En la medianoche del pasado sábado, como sucede cada mes de julio, el cielo de Triana se iluminó entre repiques de campanas y acordes de cornetas. Era la señal de que comenzaba una de las noches más especiales para el barrio, la madrugada en la que los trianeros velan a su patrona, Santa Ana. Una noche que es también, para muchos, el epílogo perfecto de casi una semana de disfrute popular, de reencuentros y de jarana en uno de los barrios con más solera de Sevilla. Y es que basta con echar la vista atrás para entender que estamos ante una de las fiestas más antiguas de la ciudad, cuyas raíces se hunden en el siglo XIII, cuando los devotos velaban a Santa Ana en la noche previa a su onomástica. Desde entonces, el barrio se enciende para rendir tributo a su patrona, pero también para celebrarse a sí mismo.

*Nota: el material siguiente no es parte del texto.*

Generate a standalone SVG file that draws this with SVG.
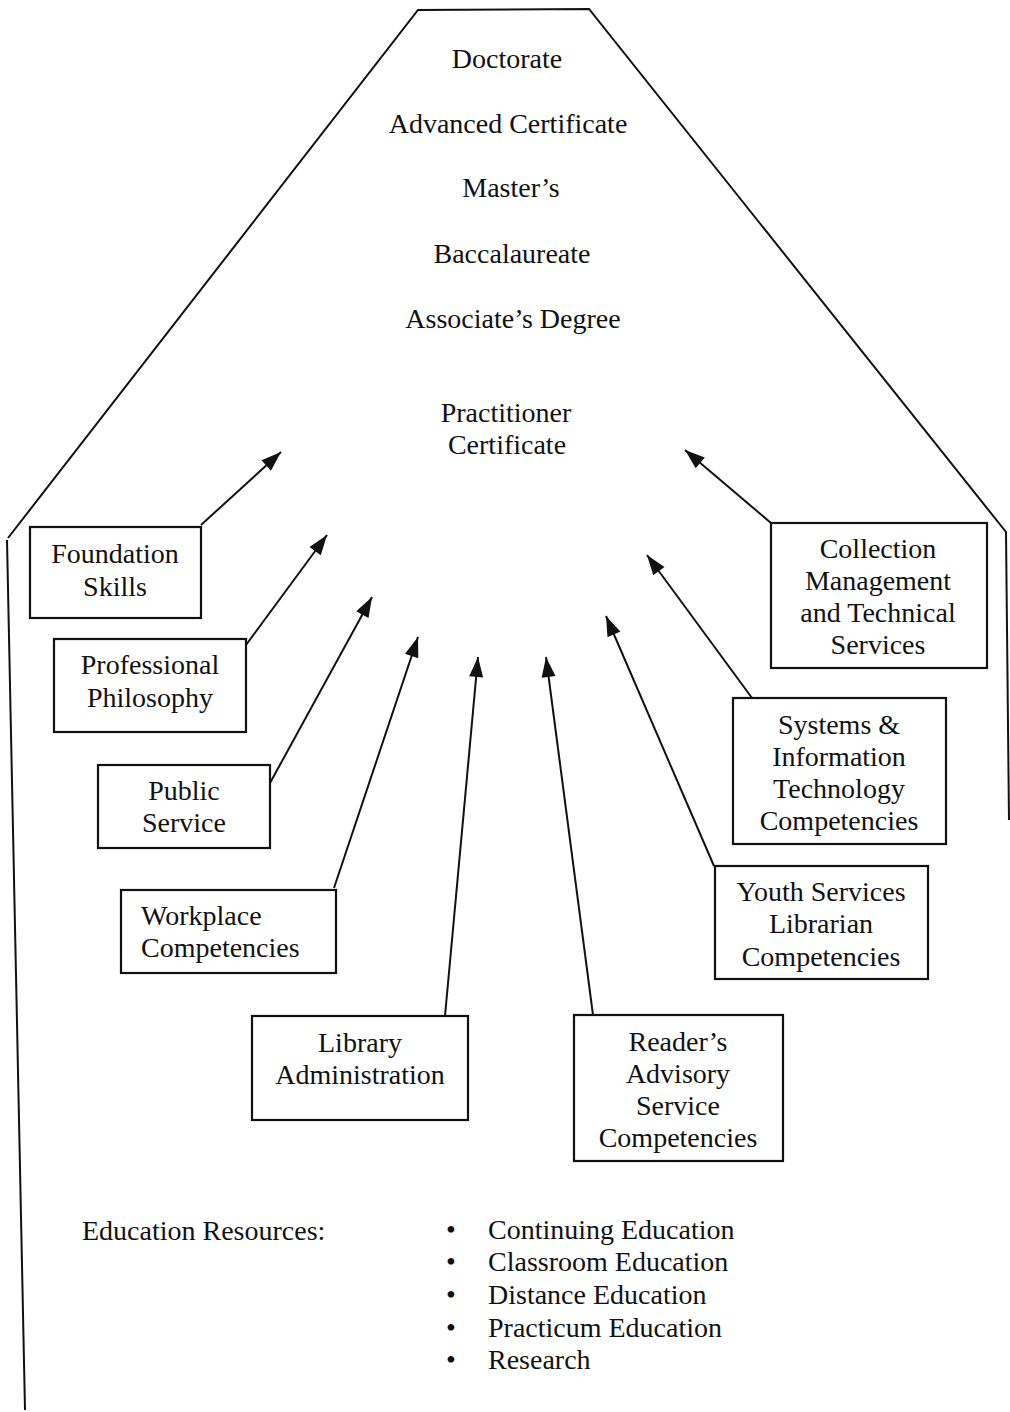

Este año he tenido la fortuna de vivir por primera vez esta tradición. De sentirme, aunque fuese por unos días y con el permiso de los trianeros de verdad, un poco del barrio. No me ha costado demasiado. Basta con cruzar el puente adornado de farolillos, atravesar la portada del Altozano y dejarse llevar por la alegría de la calle Betis, que durante la Velá parece ensancharse más allá de sus límites para acoger a todo aquel que se acerque a brindar en la puerta de las casetas. En un ambiente festivo que invita a quedarse y a brindar con los vecinos, mientras la brisa ligera del Guadalquivir —el alma fluvial de Sevilla— refresca las noches estivales. Porque la Velá, en el fondo, es como una mini Feria de Abril, pero más desenfadada, más cercana. Alejada de los estrictos protocolos, abierta a un ambiente más popular. La estampa es, cuanto menos, singular. Como de otro tiempo. Algunas personas incluso interrumpen sus vacaciones de playa para no perderse la cita. Para otras, como es mi caso, supone la bienvenida al merecido descanso estival.
Pero también es una forma de que Triana respire del turismo, a menudo tan invasivo. De que se sacuda por unos días esa sensación de estar tomada por lo ajeno y se reencuentre consigo misma. Con su gente. Con su manera única de entender la vida. Con sevillanas en la calle, con vecinos que se saludan de acera a acera, con niños que corretean entre casetas y mayores que se emocionan recordando aquellos veranos de juventud a la vera del río.
Viendo este ambiente, no es raro que Sevilla mire a Triana con una mezcla de admiración y envidia (¡de la sana, por supuesto!). Porque, para muchos, Triana es puente y aparte. Por su forma de ser, de celebrar la vida y de medir el tiempo. Pero ser trianero no está reñido con ser sevillano. Quizá ahí resida una de las grandezas de esta ciudad, su capacidad para unir, en un mismo sentimiento, la plural idiosincrasia de sus barrios.
La Velá es, además, una fiesta que acoge a todos. Se disfruta a cualquier edad. Desde los más pequeños hasta los más mayores, que regresan —aunque solo sea en el recuerdo— a sus años mozos. Que se lo digan al grupo de señoras que se ha hecho viral volviendo a casa de madrugada y cantando, quizás evocando aquella adolescencia en la que la Velá era sinónimo de libertad, de nuevas experiencias, de noches sin reloj.
El sábado por la noche, los fuegos pusieron el broche a la Velá de este año. El barrio vuelve ahora a su rutina, a su ritmo diario, pero con el eco de lo vivido todavía en el aire. Porque durante unos días Triana se ha mirado al espejo y ha vuelto a reconocerse. Y eso, en estos tiempos, no es fácil.